Do you think you have freedom of thought?

Would you think I should be able to refer to black people as "nigg***s" ?

Isn't it therefore just a matter of degree?
If you were in a room of deaf people and referred to them as "The Deaf", how would they know???

Reminds me of Paul Merton on HIGNFY a few years ago when Blunkett was championing ID Cards - Merton's response was something along the lines of 'can't we just tell him we've done it'.
i partially agree with what you are saying (however at least you are still free to think what you like)
but, as a disabled person, i was called an invalid the other day, and it really gets my goat - do people not realise that invalid literally means "not valid"?
however, i realise this is a personal thing, and am quite able to say "please dont refer to me like that", just as an asian person who objected to being called asian could also say
i think you are entitled to feel that, but not necessarily to assume that is what people mean when they say 'invalid'.

Most in context would take it to mean "incapacitated by illness or injury". It's all a matter of emphasis, but if it offends you as a term, then I guess just say it so that people know.
The whole idea of these courses is not to be PC for the sake of it, but to educate to avoid someone unintensionally offending the likes of bednobs even if no offense was meant.

A lot of disability terms are still in common usage but ought to be eradicated. I remember hearing a local councillor say he was keen to help the cripples. Disabled people in the audience were not impressed.
Heathfield, you see what comes of not using the standard euphemism (in this case "an agricultural implement"). Even the OED-approved "call a spade a bloody shovel" would not have got you into so much trouble!

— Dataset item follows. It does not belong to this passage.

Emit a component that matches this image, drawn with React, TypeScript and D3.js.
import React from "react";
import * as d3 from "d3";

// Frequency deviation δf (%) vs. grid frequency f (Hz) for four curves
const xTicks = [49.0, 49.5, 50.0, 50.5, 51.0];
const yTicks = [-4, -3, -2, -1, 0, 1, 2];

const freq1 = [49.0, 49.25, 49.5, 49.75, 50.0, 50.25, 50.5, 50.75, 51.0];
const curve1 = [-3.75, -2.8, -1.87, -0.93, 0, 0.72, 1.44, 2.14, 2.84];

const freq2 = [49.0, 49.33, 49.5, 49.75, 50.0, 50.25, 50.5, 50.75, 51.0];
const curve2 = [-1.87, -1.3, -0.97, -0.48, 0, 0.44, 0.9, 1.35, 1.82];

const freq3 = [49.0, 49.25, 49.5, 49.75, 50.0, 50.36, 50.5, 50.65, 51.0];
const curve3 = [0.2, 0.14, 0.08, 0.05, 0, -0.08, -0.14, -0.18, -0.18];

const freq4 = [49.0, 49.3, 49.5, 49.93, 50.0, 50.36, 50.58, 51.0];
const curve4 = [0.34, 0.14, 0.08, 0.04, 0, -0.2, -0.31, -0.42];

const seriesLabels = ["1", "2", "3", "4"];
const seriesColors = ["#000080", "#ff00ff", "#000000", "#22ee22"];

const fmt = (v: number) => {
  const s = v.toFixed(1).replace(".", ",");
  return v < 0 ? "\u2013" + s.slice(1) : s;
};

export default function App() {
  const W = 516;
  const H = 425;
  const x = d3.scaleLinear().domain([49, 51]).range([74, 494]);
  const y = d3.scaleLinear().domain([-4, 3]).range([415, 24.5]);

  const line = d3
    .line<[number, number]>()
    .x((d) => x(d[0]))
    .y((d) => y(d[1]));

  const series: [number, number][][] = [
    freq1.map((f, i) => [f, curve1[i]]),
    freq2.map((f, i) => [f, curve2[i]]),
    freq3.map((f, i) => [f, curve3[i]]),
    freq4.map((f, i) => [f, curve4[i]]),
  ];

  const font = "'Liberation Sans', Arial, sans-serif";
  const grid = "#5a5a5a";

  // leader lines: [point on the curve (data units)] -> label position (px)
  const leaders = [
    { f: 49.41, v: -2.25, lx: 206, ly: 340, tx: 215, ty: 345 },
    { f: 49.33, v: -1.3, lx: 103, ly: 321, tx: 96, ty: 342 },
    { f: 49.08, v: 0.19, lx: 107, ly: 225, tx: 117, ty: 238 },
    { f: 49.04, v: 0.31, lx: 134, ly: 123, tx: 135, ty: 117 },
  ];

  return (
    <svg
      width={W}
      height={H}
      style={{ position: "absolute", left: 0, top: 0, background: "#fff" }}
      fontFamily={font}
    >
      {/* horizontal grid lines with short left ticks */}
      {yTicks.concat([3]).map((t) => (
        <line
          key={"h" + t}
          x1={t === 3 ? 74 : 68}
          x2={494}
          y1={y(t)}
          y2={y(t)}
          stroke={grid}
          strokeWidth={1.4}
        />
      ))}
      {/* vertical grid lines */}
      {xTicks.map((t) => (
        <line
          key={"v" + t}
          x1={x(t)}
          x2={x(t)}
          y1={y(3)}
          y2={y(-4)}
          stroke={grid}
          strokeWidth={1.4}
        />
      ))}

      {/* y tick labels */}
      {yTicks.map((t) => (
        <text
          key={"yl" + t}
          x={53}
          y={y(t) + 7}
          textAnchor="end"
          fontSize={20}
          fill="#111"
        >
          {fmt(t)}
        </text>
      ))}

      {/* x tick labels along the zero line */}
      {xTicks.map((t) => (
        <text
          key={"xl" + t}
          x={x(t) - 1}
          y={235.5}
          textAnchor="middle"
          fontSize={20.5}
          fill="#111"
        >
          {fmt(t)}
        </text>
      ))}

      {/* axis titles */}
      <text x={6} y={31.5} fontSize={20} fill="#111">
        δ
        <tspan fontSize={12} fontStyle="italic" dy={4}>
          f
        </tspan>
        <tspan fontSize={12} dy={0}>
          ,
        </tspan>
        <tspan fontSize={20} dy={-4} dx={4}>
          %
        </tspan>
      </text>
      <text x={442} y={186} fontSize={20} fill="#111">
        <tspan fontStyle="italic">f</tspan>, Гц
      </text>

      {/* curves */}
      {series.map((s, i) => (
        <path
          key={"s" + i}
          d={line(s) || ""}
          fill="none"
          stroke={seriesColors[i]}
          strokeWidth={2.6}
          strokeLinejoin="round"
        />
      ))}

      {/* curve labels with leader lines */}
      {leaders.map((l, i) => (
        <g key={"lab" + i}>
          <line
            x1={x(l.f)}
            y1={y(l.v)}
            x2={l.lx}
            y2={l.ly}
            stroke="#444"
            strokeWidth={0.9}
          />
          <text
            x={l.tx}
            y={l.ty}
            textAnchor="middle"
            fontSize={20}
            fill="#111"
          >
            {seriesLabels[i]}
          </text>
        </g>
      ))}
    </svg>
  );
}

And flipflop, Blunkett was not congenitally blind. Even he could probably not make the same claim as the deathless Gwendolen in The Importance of Being Earnest, where the divine Oscar has her say "I am glad to say that I have never seen a spade. It is obvious that our social spheres have been widely different." But not content with that, in Dorian Gray he has Lord Henry say "The man who could call a spade a spade should be compelled to use one."

And all this before anyone even thought of thinking of it as an abbr of "ace of spades" in the discredited simile!
Eh?
mallam - I have absolutely no idea what you are talking about, although suffuce to say you know how to kill a joke stone dead.

You must be a laugh a minute down the pub!
So what did you do to Paul Merton's joke, which he wd prob prefer to have left as a spur-of-the-minute thing himself? More fool me for taking you up on it.

You too cd have left it at the uncouth "Eh?" I got the message, you unpleasant little person.
I know of people who feel insulted when referred to as disabled. They say it takes attention away from what they can do and essentially referes to an absence of something.

I think {function}-impaired is the currently accepted norm.

A spade and a shovel are 2 entirely different implements and perform 2 entirely different tasks with great aplomb, if you ask for a spade and are given a shovel then you are in for a very long day. ;-)
I have'nt had this course yet, it's a pity you did'nt post it sooner as I'd have given you a few terms I find offensive.
Like:-
Gualau (pronounced gwah-loo) Chinese=ghost (roughly) a proper translation is something like foreign demon.
Gentile, don't define me by creed define me as a man.
Kuffar, as above.
Every race has derogatory names for other peoples I object to them all.
But not the examples you've given which seem a little extreme.
INvalid (as in disabled) and InVALid (as in not valid) are pronounced differently and can be regarded as separate words.